Do My Words Need a Crowd?
Most mornings, I sit down at my computer in my office shed with my note app open. This is the private room, and it’s always been the easiest place for me to write. No one else comes in here. No algorithms, no “likes,” no imagined reader. Just me, pushing words onto a page until something surprising slips out.
The private room has its perks. For one, honesty. I don’t have to translate my thoughts for anyone else. It’s just the raw thing, before it’s dressed up. But that honesty has a shadow: without an audience, my words never face resistance. They never get sharpened against another mind. Sometimes what I write here is brilliant in my own head but dissolves when I try to read it aloud. The room is safe, but it can also become an echo chamber.
Sometimes I wander into the public square after stepping out of that room. This is the plaza where people gather — LinkedIn posts, blog essays, or even just a tweet. Here, words echo differently. They bounce off strangers. Sometimes they spark conversations. Sometimes they fizzle into silence.
The square brings energy. When someone replies, “I’ve felt this too,” there’s a spark of communion. Writing here feels alive, relational. But the square also has its dangers. I start imagining the crowd before I even write. Will this sound smart? Will it get attention? My sentences grow self-conscious, angling for approval. Writing for resonance is one thing; writing for validation is another.
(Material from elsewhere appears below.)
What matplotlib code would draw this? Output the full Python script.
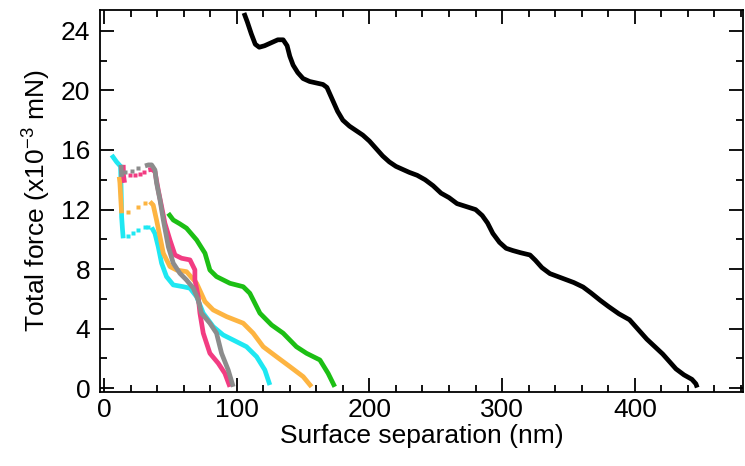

But these days, the public square isn’t really public anymore. Most of us write within walled gardens, what I think of as the rented stall. Think of it as setting up shop in someone else’s marketplace: LinkedIn, Substack, Medium. You pay rent not in money but in obedience to the platform’s rules. The benefit is clear: foot traffic. People wander by, bump into your stall, sample your words. Visibility, reach, distribution. But the landlord — the algorithm — decides who sees you and when. That dependence can warp the writing. You start to wonder, Should I phrase this differently so the algorithm favors me? Suddenly the landlord is editing your draft.
Finally, there’s the home library. This is my personal site, or even just a folder of essays I send to a handful of friends. The library doesn’t buzz like the square. It doesn’t pull in casual foot traffic like the stall. But it feels solid, sovereign. Here, I curate. I decide what stays on the shelves. There’s no algorithm breathing down my neck, no performance anxiety from the crowd. The drawback? It’s quieter. Sometimes too quiet. You can build a beautiful library and no one comes.
So I live between these habitats. Some mornings, the private room is enough — the point is simply to get the words out of my head. Other times, I feel the tug of the square — to test an idea, to see if it resonates. Occasionally I rent a stall, knowing I’ll get more eyes but fewer guarantees. And the library? That’s the long game, the place I want to slowly build into something enduring, even if only a few people ever browse the shelves.
Lately I’ve been asking myself: Do I need to feel guilty if I don’t publish in the loudest square? Maybe writing for ten people who actually know me, who can critique me honestly, is more fulfilling than writing for ten thousand who skim and scroll on.
The work is to move between them with intention, instead of going through whichever door happens to be open.